▶ **PROBLEM TO WORK ON**
Copy down all of the data underneath, exactly as shown.

▶ **SOURCE RECORDS**
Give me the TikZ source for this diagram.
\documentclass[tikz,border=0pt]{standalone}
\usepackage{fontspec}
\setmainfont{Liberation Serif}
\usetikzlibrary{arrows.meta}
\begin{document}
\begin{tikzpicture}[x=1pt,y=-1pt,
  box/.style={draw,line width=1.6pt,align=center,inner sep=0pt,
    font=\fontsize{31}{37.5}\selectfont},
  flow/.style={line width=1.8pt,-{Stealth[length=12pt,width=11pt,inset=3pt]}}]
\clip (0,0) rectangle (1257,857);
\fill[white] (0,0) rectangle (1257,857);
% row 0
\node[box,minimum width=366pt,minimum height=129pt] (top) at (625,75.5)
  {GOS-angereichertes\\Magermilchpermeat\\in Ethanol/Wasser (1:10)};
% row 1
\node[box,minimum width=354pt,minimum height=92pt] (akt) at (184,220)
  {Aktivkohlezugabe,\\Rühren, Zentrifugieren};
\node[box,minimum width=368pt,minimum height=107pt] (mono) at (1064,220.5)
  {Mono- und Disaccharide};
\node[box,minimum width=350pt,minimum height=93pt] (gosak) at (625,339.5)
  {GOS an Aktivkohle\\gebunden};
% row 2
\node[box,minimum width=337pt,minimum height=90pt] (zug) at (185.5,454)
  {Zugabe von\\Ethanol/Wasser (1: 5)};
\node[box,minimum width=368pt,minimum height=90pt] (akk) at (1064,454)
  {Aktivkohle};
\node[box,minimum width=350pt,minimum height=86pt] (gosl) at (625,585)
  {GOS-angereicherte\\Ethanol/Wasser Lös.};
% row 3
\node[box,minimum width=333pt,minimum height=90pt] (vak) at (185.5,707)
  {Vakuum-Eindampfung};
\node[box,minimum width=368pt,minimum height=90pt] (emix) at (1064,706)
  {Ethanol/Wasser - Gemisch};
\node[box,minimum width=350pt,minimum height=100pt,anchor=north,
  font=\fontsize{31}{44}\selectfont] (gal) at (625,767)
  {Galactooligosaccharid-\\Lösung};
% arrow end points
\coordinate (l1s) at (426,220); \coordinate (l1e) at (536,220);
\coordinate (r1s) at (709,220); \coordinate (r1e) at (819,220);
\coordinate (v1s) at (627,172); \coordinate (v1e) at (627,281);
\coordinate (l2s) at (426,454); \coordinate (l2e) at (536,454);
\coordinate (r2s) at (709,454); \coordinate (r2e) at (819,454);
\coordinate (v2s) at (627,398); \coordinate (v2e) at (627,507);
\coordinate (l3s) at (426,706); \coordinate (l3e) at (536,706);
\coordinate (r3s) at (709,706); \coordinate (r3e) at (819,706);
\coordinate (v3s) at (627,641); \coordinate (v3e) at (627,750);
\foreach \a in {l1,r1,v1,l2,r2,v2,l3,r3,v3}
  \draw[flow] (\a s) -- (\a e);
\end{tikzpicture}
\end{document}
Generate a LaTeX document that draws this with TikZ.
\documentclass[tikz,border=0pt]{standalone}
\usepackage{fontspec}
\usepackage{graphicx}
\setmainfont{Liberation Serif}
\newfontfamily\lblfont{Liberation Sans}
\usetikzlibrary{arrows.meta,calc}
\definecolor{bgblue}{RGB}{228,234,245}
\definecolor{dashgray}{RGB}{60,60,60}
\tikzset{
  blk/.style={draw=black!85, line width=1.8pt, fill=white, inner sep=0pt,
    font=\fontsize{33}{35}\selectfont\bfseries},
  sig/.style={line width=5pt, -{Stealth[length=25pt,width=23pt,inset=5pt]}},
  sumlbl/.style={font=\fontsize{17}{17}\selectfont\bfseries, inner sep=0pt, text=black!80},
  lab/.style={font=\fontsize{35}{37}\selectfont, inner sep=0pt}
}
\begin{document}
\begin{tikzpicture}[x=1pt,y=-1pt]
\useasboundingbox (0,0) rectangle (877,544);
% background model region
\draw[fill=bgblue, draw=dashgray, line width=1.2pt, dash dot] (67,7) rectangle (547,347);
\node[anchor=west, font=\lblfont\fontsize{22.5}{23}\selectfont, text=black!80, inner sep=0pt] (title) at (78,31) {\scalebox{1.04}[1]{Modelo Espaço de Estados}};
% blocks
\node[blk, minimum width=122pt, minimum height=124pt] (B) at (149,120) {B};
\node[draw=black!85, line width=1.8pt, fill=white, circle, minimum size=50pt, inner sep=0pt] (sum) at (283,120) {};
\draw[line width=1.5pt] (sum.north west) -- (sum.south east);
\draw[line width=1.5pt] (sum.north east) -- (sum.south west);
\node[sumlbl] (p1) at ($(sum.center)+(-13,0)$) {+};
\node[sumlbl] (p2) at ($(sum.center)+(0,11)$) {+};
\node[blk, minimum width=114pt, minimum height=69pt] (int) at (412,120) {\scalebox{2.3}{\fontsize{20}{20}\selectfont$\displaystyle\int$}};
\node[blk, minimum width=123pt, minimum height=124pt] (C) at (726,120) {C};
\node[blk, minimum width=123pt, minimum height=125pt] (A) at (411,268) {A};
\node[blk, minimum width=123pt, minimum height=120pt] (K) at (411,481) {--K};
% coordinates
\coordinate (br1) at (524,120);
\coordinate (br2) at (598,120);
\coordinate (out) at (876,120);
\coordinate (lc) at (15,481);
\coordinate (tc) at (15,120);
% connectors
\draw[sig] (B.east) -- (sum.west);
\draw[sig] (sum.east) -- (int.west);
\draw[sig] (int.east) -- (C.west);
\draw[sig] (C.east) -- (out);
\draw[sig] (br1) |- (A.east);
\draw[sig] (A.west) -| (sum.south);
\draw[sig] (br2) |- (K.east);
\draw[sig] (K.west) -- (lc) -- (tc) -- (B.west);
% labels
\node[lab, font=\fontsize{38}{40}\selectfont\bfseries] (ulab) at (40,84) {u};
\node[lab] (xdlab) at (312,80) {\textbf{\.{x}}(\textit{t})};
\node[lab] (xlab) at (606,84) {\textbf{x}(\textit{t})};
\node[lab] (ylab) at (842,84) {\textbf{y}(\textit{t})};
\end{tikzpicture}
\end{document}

▶ **REPLY TO THE TASK**
Give me the TikZ source for this diagram.
\documentclass[tikz,border=0pt]{standalone}
\usepackage{fontspec}
\setmainfont{Liberation Serif}
\usetikzlibrary{arrows.meta}
\begin{document}
\begin{tikzpicture}[x=1pt,y=-1pt,
  box/.style={draw,line width=1.6pt,align=center,inner sep=0pt,
    font=\fontsize{31}{37.5}\selectfont},
  flow/.style={line width=1.8pt,-{Stealth[length=12pt,width=11pt,inset=3pt]}}]
\clip (0,0) rectangle (1257,857);
\fill[white] (0,0) rectangle (1257,857);
% row 0
\node[box,minimum width=366pt,minimum height=129pt] (top) at (625,75.5)
  {GOS-angereichertes\\Magermilchpermeat\\in Ethanol/Wasser (1:10)};
% row 1
\node[box,minimum width=354pt,minimum height=92pt] (akt) at (184,220)
  {Aktivkohlezugabe,\\Rühren, Zentrifugieren};
\node[box,minimum width=368pt,minimum height=107pt] (mono) at (1064,220.5)
  {Mono- und Disaccharide};
\node[box,minimum width=350pt,minimum height=93pt] (gosak) at (625,339.5)
  {GOS an Aktivkohle\\gebunden};
% row 2
\node[box,minimum width=337pt,minimum height=90pt] (zug) at (185.5,454)
  {Zugabe von\\Ethanol/Wasser (1: 5)};
\node[box,minimum width=368pt,minimum height=90pt] (akk) at (1064,454)
  {Aktivkohle};
\node[box,minimum width=350pt,minimum height=86pt] (gosl) at (625,585)
  {GOS-angereicherte\\Ethanol/Wasser Lös.};
% row 3
\node[box,minimum width=333pt,minimum height=90pt] (vak) at (185.5,707)
  {Vakuum-Eindampfung};
\node[box,minimum width=368pt,minimum height=90pt] (emix) at (1064,706)
  {Ethanol/Wasser - Gemisch};
\node[box,minimum width=350pt,minimum height=100pt,anchor=north,
  font=\fontsize{31}{44}\selectfont] (gal) at (625,767)
  {Galactooligosaccharid-\\Lösung};
% arrow end points
\coordinate (l1s) at (426,220); \coordinate (l1e) at (536,220);
\coordinate (r1s) at (709,220); \coordinate (r1e) at (819,220);
\coordinate (v1s) at (627,172); \coordinate (v1e) at (627,281);
\coordinate (l2s) at (426,454); \coordinate (l2e) at (536,454);
\coordinate (r2s) at (709,454); \coordinate (r2e) at (819,454);
\coordinate (v2s) at (627,398); \coordinate (v2e) at (627,507);
\coordinate (l3s) at (426,706); \coordinate (l3e) at (536,706);
\coordinate (r3s) at (709,706); \coordinate (r3e) at (819,706);
\coordinate (v3s) at (627,641); \coordinate (v3e) at (627,750);
\foreach \a in {l1,r1,v1,l2,r2,v2,l3,r3,v3}
  \draw[flow] (\a s) -- (\a e);
\end{tikzpicture}
\end{document}
Generate a LaTeX document that draws this with TikZ.
\documentclass[tikz,border=0pt]{standalone}
\usepackage{fontspec}
\usepackage{graphicx}
\setmainfont{Liberation Serif}
\newfontfamily\lblfont{Liberation Sans}
\usetikzlibrary{arrows.meta,calc}
\definecolor{bgblue}{RGB}{228,234,245}
\definecolor{dashgray}{RGB}{60,60,60}
\tikzset{
  blk/.style={draw=black!85, line width=1.8pt, fill=white, inner sep=0pt,
    font=\fontsize{33}{35}\selectfont\bfseries},
  sig/.style={line width=5pt, -{Stealth[length=25pt,width=23pt,inset=5pt]}},
  sumlbl/.style={font=\fontsize{17}{17}\selectfont\bfseries, inner sep=0pt, text=black!80},
  lab/.style={font=\fontsize{35}{37}\selectfont, inner sep=0pt}
}
\begin{document}
\begin{tikzpicture}[x=1pt,y=-1pt]
\useasboundingbox (0,0) rectangle (877,544);
% background model region
\draw[fill=bgblue, draw=dashgray, line width=1.2pt, dash dot] (67,7) rectangle (547,347);
\node[anchor=west, font=\lblfont\fontsize{22.5}{23}\selectfont, text=black!80, inner sep=0pt] (title) at (78,31) {\scalebox{1.04}[1]{Modelo Espaço de Estados}};
% blocks
\node[blk, minimum width=122pt, minimum height=124pt] (B) at (149,120) {B};
\node[draw=black!85, line width=1.8pt, fill=white, circle, minimum size=50pt, inner sep=0pt] (sum) at (283,120) {};
\draw[line width=1.5pt] (sum.north west) -- (sum.south east);
\draw[line width=1.5pt] (sum.north east) -- (sum.south west);
\node[sumlbl] (p1) at ($(sum.center)+(-13,0)$) {+};
\node[sumlbl] (p2) at ($(sum.center)+(0,11)$) {+};
\node[blk, minimum width=114pt, minimum height=69pt] (int) at (412,120) {\scalebox{2.3}{\fontsize{20}{20}\selectfont$\displaystyle\int$}};
\node[blk, minimum width=123pt, minimum height=124pt] (C) at (726,120) {C};
\node[blk, minimum width=123pt, minimum height=125pt] (A) at (411,268) {A};
\node[blk, minimum width=123pt, minimum height=120pt] (K) at (411,481) {--K};
% coordinates
\coordinate (br1) at (524,120);
\coordinate (br2) at (598,120);
\coordinate (out) at (876,120);
\coordinate (lc) at (15,481);
\coordinate (tc) at (15,120);
% connectors
\draw[sig] (B.east) -- (sum.west);
\draw[sig] (sum.east) -- (int.west);
\draw[sig] (int.east) -- (C.west);
\draw[sig] (C.east) -- (out);
\draw[sig] (br1) |- (A.east);
\draw[sig] (A.west) -| (sum.south);
\draw[sig] (br2) |- (K.east);
\draw[sig] (K.west) -- (lc) -- (tc) -- (B.west);
% labels
\node[lab, font=\fontsize{38}{40}\selectfont\bfseries] (ulab) at (40,84) {u};
\node[lab] (xdlab) at (312,80) {\textbf{\.{x}}(\textit{t})};
\node[lab] (xlab) at (606,84) {\textbf{x}(\textit{t})};
\node[lab] (ylab) at (842,84) {\textbf{y}(\textit{t})};
\end{tikzpicture}
\end{document}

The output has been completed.